As a follow up to my previous post on Effie Paleologou’s small exhibit in the V & A, I decided to explore the photographer’s work in greater detail.
Paleologou’s photo series of Hastings (from an exhibition entitled “the front”) immediately grabbed my attention for its gritty urban characteristics. Her images transform the familiar to something abstract and alien, challenging the viewer’s perceptions of the urban landscape at night.
A number of possibilities occurred to me. Perhaps the photographer is creating a window into an alternate timeline that exists under our very noses. Are the images suggesting that we overlook our surrounding environment? Another possibility is that the images present to us places “we do not belong. It as if we are coming to spaces that have just been left, as if the action had literally just moved on elsewhere, seconds before we arrived”. (Kent, 2000, P.5)
The latter idea certainly holds currency when observing the images. The use of artificial light (similar to her series ‘Mean City’) and deep shadows create a menacing and profound use of space. Whilst we see sand on the beach, it is really all about the possibility of space – the light and shadow simply adds tension and suggests to the viewer a feeling of “imminent danger”. (Kent, 2000, P.4)

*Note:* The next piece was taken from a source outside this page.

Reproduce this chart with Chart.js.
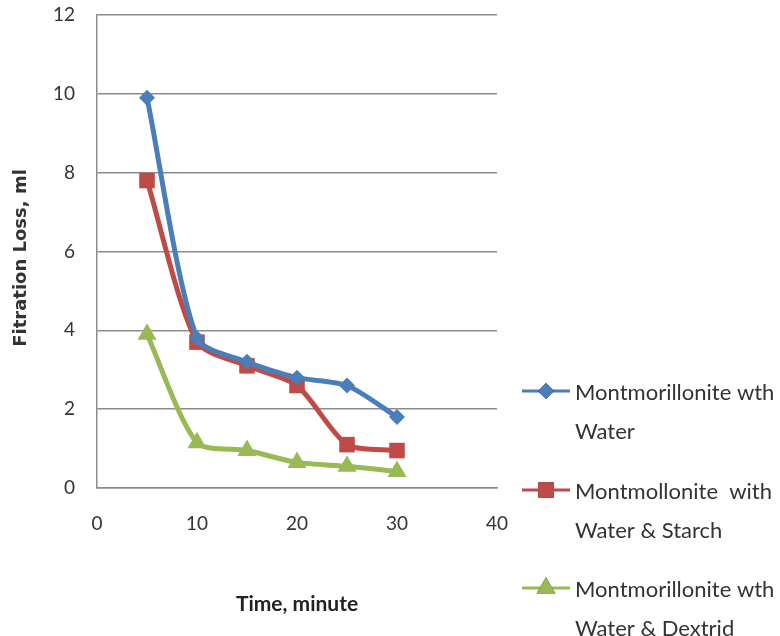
<!DOCTYPE html>
<html>
<head>
<meta charset="utf-8">
<script src="https://cdn.jsdelivr.net/npm/chart.js"></script>
<style>
  html, body { margin: 0; padding: 0; background: #fff; }
  #wrap { width: 780px; height: 636px; }
</style>
</head>
<body>
<div id="wrap"><canvas id="chart" width="780" height="636"></canvas></div>
<script>
// values
const times = [5, 10, 15, 20, 25, 30];
const waterOnly = [9.9, 3.8, 3.2, 2.8, 2.6, 1.8];
const waterStarch = [7.8, 3.7, 3.1, 2.6, 1.1, 0.95];
const waterDextrid = [3.9, 1.15, 0.95, 0.65, 0.55, 0.42];
const seriesNames = [
    ['Montmorillonite wth', 'Water'],
    ['Montmollonite  with', 'Water & Starch'],
    ['Montmorillonite wth', 'Water & Dextrid']
];
const xTicks = [0, 10, 20, 30, 40];
const yTicks = [0, 2, 4, 6, 8, 10, 12];

const toPoints = function (vals) {
    return times.map((t, i) => ({ x: t, y: vals[i] }));
}

const lineSet = function (name, vals, color, style, radius) {
    return {
        label: name.join(' '),
        legendLines: name,
        data: toPoints(vals),
        borderColor: color,
        backgroundColor: color,
        borderWidth: 5,
        pointStyle: style,
        pointRadius: radius,
        pointBorderWidth: 0,
        tension: 0.25
    };
}

// white background
const bgPlugin = {
    id: 'bg',
    beforeDraw(chart) {
        const ctx = chart.ctx;
        ctx.save();
        ctx.fillStyle = '#fff';
        ctx.fillRect(0, 0, chart.width, chart.height);
        ctx.restore();
    }
};

// y title and the two-line legend on the right
const sidePlugin = {
    id: 'side',
    afterDraw(chart) {
        const ctx = chart.ctx;
        const area = chart.chartArea;
        ctx.save();
        ctx.translate(21, 258);
        ctx.rotate(-Math.PI / 2);
        ctx.font = 'bold 18px "DejaVu Sans"';
        ctx.fillStyle = '#333';
        ctx.textAlign = 'center';
        ctx.textBaseline = 'middle';
        ctx.fillText('Fitration Loss, ml', 0, 0);
        ctx.restore();

        const tops = [391, 490, 588];
        ctx.save();
        chart.data.datasets.forEach((ds, i) => {
            const y = tops[i];
            ctx.strokeStyle = ds.borderColor;
            ctx.lineWidth = 3;
            ctx.beginPath();
            ctx.moveTo(area.right + 25, y);
            ctx.lineTo(area.right + 73, y);
            ctx.stroke();
            Chart.helpers.drawPoint(ctx, {
                pointStyle: ds.pointStyle,
                radius: ds.pointRadius,
                borderWidth: 0,
                rotation: 0
            }, area.right + 49, y);
            ctx.fillStyle = ds.borderColor;
            ctx.fill();
            ctx.fillStyle = '#333';
            ctx.font = '22px Lato';
            ctx.textAlign = 'left';
            ctx.textBaseline = 'middle';
            ds.legendLines.forEach((ln, j) => {
                ctx.fillText(ln, area.right + 78, y + 2 + j * 39);
            });
        });
        ctx.restore();
    }
};

new Chart(document.getElementById('chart'), {
    type: 'line',
    data: {
        datasets: [
            lineSet(seriesNames[0], waterOnly, '#4a7ebb', 'rectRot', 8),
            lineSet(seriesNames[1], waterStarch, '#be4b48', 'rect', 11),
            lineSet(seriesNames[2], waterDextrid, '#98b954', 'triangle', 11)
        ]
    },
    options: {
        responsive: false,
        animation: false,
        layout: { padding: { top: 0, right: 283, left: 0, bottom: 0 } },
        plugins: {
            legend: { display: false },
            tooltip: { enabled: false }
        },
        scales: {
            x: {
                type: 'linear',
                min: 0,
                max: 40,
                afterFit(scale) { scale.height = 148; },
                afterBuildTicks(scale) { scale.ticks = xTicks.map(v => ({ value: v })); },
                grid: { display: false, drawTicks: false },
                border: { display: true, color: '#8c8c8c', width: 1.5 },
                ticks: {
                    padding: 24,
                    color: '#333',
                    font: { family: 'Lato', size: 19 }
                },
                title: {
                    display: true,
                    text: 'Time, minute',
                    color: '#222',
                    font: { family: 'Lato', size: 21, weight: 'bold' },
                    padding: { top: 0, bottom: 19 }
                }
            },
            y: {
                type: 'linear',
                min: 0,
                max: 12,
                afterFit(scale) {
                    scale.width = 97;
                    // tick padding would otherwise push the plot top down
                    scale.paddingTop = 15;
                },
                afterBuildTicks(scale) { scale.ticks = yTicks.map(v => ({ value: v })); },
                grid: { color: '#8c8c8c', lineWidth: 1.5, drawTicks: false },
                border: { display: true, color: '#8c8c8c', width: 1.5 },
                ticks: {
                    padding: 22,
                    color: '#333',
                    font: { family: 'Lato', size: 19 }
                }
            }
        }
    },
    plugins: [bgPlugin, sidePlugin]
});
</script>
</body>
</html>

What is most impressive about this series is the photographer’s take on simple subject matter and delivering a complex visual narrative. The images are not distinguished by their technical prowess, on the contrary, the photographer’s approach is clearly intentional. The creative use of light and shadows and the angles/perspectives used on subjects as mundane as puddles of water and lonely street lights are really what make this series stand out. These are techniques and approaches I may take forward for assignments later in the course and for further personal projects.